## BEGIN
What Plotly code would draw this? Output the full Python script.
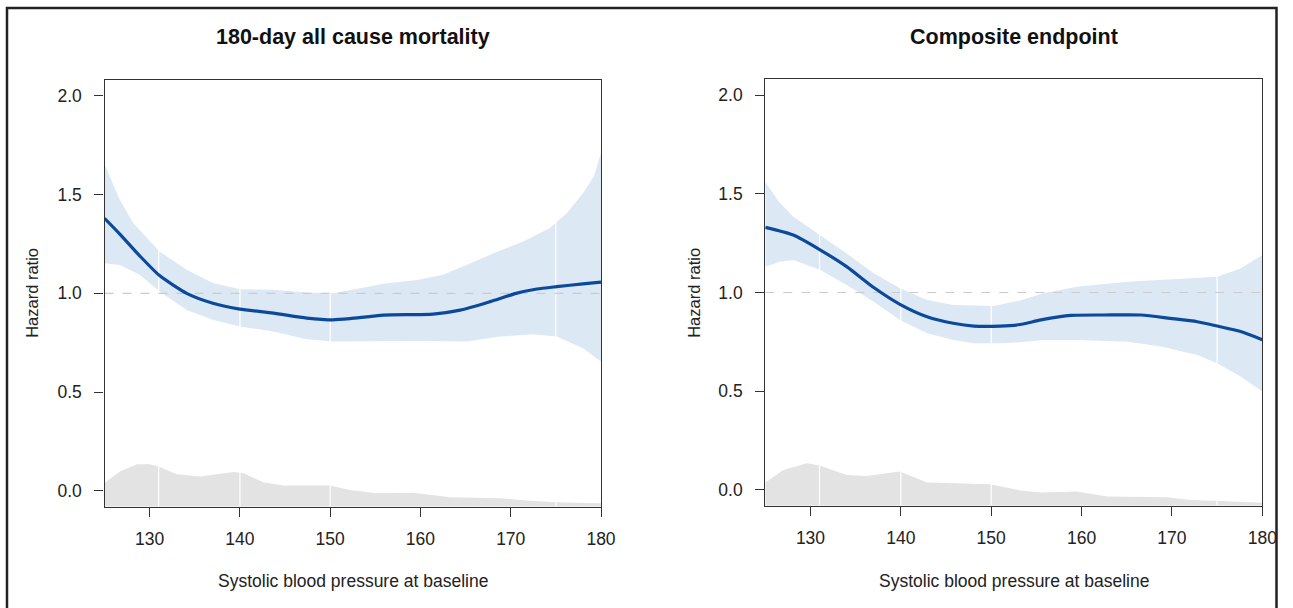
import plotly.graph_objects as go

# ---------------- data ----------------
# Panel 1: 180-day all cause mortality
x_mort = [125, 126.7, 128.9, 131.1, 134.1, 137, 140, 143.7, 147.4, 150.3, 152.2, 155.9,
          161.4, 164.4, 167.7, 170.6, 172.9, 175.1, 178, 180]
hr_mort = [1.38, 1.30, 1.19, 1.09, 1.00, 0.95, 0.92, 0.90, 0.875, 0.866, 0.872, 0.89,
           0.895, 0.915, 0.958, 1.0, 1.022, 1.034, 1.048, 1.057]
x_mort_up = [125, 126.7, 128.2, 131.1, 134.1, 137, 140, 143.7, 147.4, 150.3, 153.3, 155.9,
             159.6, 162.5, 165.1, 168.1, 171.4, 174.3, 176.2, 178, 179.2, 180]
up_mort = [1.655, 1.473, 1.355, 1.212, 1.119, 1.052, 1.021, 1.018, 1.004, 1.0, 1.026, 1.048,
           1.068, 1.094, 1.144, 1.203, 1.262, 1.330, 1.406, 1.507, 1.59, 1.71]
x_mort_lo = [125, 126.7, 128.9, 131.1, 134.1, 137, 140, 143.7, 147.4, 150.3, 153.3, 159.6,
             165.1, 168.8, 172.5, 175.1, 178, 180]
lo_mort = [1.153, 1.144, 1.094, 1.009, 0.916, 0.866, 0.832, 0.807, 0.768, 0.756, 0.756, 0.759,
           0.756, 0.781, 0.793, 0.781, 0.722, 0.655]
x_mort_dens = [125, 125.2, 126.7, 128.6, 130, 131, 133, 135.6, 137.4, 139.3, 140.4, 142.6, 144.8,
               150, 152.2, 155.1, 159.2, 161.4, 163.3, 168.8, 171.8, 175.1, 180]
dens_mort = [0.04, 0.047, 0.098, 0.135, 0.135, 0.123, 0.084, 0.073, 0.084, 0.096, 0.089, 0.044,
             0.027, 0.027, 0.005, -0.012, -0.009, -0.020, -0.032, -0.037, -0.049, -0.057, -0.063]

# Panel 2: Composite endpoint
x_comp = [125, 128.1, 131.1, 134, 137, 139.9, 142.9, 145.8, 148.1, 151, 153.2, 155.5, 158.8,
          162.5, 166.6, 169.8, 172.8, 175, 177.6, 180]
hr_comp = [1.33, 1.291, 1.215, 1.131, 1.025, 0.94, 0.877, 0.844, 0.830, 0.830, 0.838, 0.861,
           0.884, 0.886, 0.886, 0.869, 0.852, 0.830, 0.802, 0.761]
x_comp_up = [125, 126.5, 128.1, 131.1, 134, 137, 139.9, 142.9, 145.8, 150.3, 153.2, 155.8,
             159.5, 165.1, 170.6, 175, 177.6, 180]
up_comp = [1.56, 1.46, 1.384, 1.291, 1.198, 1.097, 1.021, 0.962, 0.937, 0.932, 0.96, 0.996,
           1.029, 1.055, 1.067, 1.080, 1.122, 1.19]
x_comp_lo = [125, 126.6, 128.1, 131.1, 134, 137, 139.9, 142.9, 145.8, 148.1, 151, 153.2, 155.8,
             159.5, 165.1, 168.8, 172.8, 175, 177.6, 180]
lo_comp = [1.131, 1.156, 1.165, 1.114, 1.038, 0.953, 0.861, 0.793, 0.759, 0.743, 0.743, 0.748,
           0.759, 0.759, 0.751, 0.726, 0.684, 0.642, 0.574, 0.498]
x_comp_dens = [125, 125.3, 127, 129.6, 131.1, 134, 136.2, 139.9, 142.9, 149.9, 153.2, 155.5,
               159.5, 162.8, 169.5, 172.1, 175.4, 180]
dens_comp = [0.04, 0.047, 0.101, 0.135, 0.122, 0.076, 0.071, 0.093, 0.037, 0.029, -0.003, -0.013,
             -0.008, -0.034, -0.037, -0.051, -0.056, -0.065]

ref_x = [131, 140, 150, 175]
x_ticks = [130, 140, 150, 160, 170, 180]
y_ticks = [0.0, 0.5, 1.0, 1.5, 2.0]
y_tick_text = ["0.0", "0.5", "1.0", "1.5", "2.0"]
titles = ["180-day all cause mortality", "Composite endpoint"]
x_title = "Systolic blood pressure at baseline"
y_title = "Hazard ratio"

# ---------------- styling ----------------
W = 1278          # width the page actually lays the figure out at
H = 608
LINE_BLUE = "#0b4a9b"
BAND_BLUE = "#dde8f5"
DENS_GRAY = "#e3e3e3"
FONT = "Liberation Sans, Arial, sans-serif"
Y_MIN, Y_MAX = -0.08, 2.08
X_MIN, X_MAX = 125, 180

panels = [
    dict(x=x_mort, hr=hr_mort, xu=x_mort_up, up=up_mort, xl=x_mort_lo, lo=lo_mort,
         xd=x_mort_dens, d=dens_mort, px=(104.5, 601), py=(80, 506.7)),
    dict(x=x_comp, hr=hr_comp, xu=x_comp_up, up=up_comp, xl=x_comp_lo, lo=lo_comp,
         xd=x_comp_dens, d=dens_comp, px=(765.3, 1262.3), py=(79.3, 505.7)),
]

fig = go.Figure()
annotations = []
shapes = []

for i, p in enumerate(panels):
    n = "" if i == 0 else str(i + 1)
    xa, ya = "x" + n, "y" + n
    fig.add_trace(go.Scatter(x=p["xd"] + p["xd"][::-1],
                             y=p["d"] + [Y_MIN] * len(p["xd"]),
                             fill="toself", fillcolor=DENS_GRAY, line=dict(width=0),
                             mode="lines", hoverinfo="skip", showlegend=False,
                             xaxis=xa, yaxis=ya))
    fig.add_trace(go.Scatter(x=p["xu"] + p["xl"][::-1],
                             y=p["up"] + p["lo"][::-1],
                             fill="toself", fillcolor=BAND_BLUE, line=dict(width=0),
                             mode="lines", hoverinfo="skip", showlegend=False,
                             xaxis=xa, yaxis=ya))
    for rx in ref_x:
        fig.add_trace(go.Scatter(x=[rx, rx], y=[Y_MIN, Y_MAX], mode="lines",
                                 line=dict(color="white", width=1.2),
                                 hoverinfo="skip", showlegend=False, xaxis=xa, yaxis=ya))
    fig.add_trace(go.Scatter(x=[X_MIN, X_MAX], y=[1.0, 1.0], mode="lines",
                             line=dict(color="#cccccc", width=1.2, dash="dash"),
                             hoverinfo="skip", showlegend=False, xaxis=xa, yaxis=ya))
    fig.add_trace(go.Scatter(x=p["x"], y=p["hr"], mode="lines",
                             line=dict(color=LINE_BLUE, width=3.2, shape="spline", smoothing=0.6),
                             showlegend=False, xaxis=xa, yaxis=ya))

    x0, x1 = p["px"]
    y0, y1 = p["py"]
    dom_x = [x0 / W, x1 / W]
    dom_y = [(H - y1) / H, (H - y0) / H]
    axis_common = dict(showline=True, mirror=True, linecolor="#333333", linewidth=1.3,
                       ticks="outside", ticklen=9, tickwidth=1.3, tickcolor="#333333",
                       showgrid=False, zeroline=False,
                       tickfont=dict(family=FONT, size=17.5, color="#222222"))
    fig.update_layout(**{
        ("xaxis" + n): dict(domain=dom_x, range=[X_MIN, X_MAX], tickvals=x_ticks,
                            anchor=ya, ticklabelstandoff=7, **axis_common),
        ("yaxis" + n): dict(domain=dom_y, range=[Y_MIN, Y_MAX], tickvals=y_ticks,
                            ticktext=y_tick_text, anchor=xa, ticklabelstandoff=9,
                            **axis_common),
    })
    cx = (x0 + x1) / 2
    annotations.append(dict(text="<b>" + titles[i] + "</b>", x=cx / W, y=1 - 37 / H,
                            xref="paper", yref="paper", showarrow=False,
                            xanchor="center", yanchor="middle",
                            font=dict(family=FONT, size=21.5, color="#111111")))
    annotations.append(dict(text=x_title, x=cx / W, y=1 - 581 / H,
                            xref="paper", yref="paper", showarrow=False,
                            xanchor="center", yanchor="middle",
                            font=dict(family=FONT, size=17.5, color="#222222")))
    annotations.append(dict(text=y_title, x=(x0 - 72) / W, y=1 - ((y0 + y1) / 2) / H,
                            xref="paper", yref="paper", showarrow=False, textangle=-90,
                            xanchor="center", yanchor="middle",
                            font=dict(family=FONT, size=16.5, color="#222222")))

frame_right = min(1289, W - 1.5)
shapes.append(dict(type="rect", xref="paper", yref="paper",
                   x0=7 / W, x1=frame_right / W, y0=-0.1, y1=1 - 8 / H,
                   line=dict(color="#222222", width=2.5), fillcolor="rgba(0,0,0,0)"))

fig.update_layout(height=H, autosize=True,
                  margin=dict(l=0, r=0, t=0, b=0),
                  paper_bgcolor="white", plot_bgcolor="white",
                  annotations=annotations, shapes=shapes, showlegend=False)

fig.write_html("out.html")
## END
## BEGIN
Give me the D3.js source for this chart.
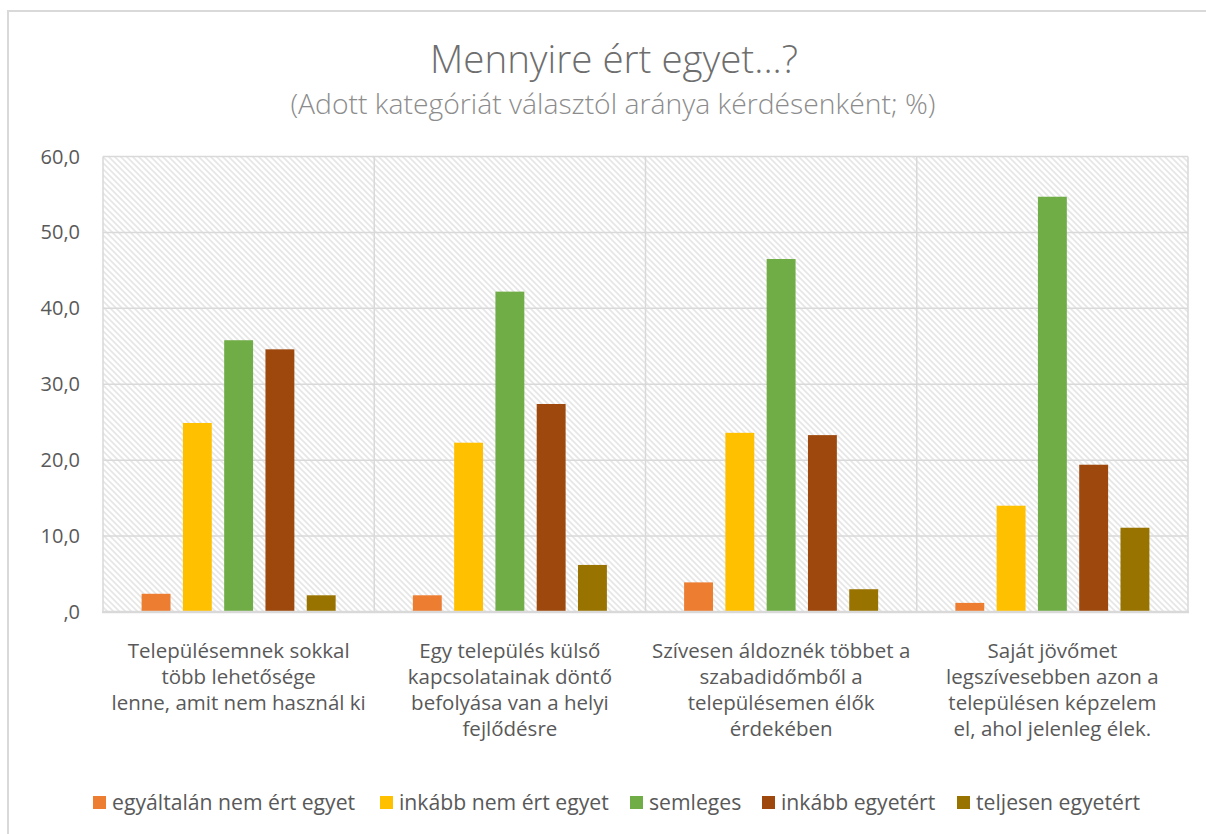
## END
## BEGIN
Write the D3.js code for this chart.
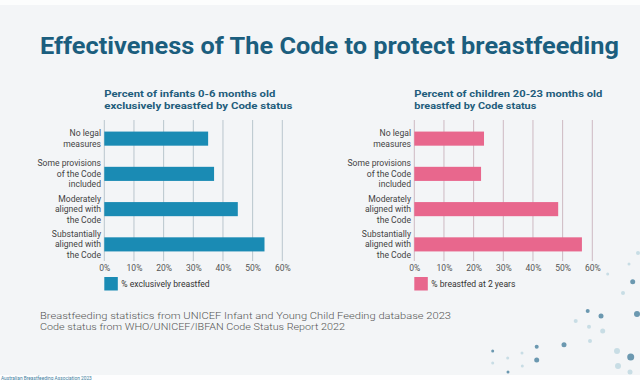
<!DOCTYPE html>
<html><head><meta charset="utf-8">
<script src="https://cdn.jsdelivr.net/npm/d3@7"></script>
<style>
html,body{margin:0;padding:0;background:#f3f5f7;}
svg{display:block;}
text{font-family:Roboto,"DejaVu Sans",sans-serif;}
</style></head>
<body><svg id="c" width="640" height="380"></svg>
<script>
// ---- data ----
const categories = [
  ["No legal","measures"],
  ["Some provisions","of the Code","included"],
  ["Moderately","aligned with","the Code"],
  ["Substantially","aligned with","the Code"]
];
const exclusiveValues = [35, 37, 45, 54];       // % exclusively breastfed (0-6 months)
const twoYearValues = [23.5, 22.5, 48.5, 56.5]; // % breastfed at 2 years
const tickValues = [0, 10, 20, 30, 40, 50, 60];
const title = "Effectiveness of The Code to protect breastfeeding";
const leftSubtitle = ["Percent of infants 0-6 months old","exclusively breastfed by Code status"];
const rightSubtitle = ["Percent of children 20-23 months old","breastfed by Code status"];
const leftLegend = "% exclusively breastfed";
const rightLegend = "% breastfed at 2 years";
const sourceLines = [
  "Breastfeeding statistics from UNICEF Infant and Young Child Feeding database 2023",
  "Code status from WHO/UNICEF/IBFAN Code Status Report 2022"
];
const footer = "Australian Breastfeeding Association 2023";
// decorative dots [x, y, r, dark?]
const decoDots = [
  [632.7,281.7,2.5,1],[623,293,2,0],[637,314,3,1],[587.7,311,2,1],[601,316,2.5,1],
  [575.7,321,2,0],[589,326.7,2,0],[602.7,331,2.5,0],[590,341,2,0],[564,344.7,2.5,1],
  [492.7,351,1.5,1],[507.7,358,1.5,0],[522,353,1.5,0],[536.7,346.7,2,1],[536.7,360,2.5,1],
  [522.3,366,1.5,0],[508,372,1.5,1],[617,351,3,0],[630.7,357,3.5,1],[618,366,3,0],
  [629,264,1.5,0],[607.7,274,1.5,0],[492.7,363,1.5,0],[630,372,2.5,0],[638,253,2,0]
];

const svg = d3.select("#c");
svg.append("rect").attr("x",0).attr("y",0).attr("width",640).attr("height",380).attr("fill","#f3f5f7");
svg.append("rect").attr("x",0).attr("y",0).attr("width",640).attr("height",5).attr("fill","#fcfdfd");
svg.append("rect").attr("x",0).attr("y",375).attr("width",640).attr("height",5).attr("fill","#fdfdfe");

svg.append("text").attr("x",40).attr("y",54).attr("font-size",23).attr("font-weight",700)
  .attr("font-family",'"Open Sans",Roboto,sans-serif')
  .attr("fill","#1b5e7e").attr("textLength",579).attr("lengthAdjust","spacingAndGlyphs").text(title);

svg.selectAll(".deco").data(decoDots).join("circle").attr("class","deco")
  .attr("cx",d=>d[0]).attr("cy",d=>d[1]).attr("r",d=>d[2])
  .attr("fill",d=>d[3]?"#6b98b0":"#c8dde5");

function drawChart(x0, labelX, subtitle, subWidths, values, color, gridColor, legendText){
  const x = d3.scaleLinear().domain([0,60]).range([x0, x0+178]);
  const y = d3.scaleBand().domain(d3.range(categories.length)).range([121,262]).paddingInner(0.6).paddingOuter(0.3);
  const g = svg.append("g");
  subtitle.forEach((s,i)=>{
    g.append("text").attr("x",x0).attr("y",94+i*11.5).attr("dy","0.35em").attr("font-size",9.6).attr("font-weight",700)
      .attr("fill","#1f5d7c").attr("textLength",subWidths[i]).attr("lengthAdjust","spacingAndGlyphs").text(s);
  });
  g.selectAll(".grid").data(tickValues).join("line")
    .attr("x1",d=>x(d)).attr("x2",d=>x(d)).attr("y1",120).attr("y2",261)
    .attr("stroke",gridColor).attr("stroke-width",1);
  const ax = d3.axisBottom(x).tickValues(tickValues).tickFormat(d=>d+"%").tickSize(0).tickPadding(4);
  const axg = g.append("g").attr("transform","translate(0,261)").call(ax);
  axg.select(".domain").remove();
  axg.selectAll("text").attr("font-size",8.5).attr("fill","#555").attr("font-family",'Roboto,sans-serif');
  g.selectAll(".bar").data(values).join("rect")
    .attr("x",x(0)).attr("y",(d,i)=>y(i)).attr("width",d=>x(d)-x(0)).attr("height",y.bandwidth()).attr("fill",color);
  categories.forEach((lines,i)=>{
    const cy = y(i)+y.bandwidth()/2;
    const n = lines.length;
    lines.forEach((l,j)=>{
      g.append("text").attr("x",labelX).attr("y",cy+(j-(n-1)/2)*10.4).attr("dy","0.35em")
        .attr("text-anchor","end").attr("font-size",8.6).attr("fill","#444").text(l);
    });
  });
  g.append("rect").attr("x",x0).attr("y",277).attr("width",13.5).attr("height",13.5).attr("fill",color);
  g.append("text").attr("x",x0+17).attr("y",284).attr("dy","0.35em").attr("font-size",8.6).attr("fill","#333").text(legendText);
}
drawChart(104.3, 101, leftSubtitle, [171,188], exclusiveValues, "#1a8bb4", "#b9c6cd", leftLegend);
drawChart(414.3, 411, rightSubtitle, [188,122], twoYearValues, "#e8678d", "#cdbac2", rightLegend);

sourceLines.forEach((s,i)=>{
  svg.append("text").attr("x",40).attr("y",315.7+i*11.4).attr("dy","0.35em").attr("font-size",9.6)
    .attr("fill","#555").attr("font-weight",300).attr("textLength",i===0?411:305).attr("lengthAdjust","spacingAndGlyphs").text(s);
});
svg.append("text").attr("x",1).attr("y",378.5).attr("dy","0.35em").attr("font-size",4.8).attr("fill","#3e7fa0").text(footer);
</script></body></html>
## END
▶ EXERCISE REQUIREMENTS
Nothing but the lines from the one with "What Plotly code" down to the one with "import plotly.graph_objects as go" should be printed, both of them included. Leave out the pictures.

▶ REPLY TO THE EXERCISE
What Plotly code would draw this? Output the full Python script.
import plotly.graph_objects as go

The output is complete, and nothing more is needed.